So, here is what I believe I have learned from last week’s excursion into the world of back testing…
The 12-day baseline I had been using to gauge longer-range projections was not actually long enough. It only gave me the
immediate longer-term trend. It turns out that there exists an even
longer overarching price flow which is conveyed by the 40-day baseline, and it is important that I consider BOTH in combination with one another when making longer-range forecasts.
Ideally, I want to be trading in the same direction as the course of these two baselines whenever they are aligned, entering positions as the 24-hour baseline crosses from the "near" exterior into the "near" interior of the 6-day price range envelope at 1.00% deviation, or if not then, certainly no later than when the 24-hour baseline crosses the
center of the envelope (i.e., the 6-day baseline itself); and then taking profit when price exits the envelope on the other side (i.e., the "far" exterior of the envelope).
However, to maximize profits (not to mention the frequency with which one is able to pocket gains) it makes sense to buy and sell while price action is taking place
inside the interior of the envelope using a pseudo swing style of trading in which positions are entered as price crosses the eight-hour baseline, and then taking profit as it advances even father, going on to cross the corresponding band of the 16-hour price range envelope at 0.26% deviation.
However, if trading manually, it probably makes more sense to enter positions as the 1-, 2- (and 4-) hour baselines reverse direction in a manner suggesting that price is realigning itself with the trajectory of the dominant trend after veering on a course that was opposed to it.
To ensure the trade will have enough room to run, positions should (ideally)

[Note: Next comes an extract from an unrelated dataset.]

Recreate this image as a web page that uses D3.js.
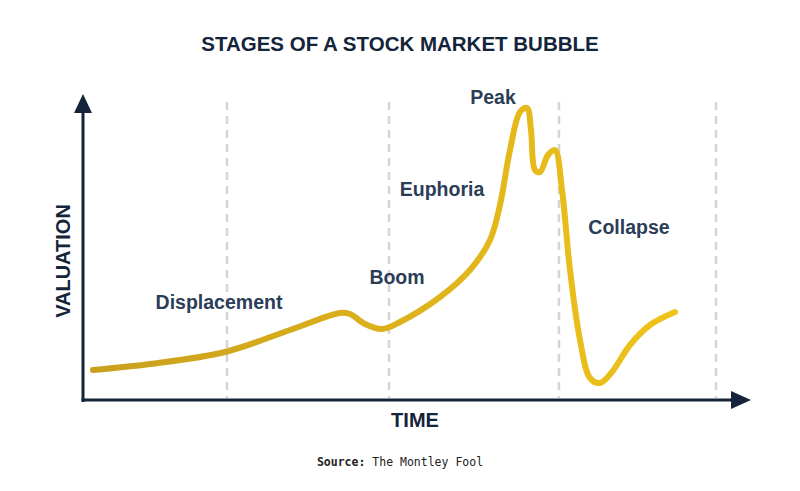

not be entered if candlesticks are forming
beyond the "far side" of the 24-hour price range envelope at 0.9% deviation and/or the 16-hour price range envelope at 0.17% deviation.
And obviously, the time to take profit is when the same two or three moving averages again reverse direction, suggesting that price is once again turning against the overall trend.
(It appears that profitable intraday trades can also be executed [manually] in the direction of similarly aligned 1-, 2- and 3-hour baselines as price is coming out of pullbacks in the 30-minute price range envelope, with exits being made as the 15-minute baseline appears to reach a point of exhaustion.)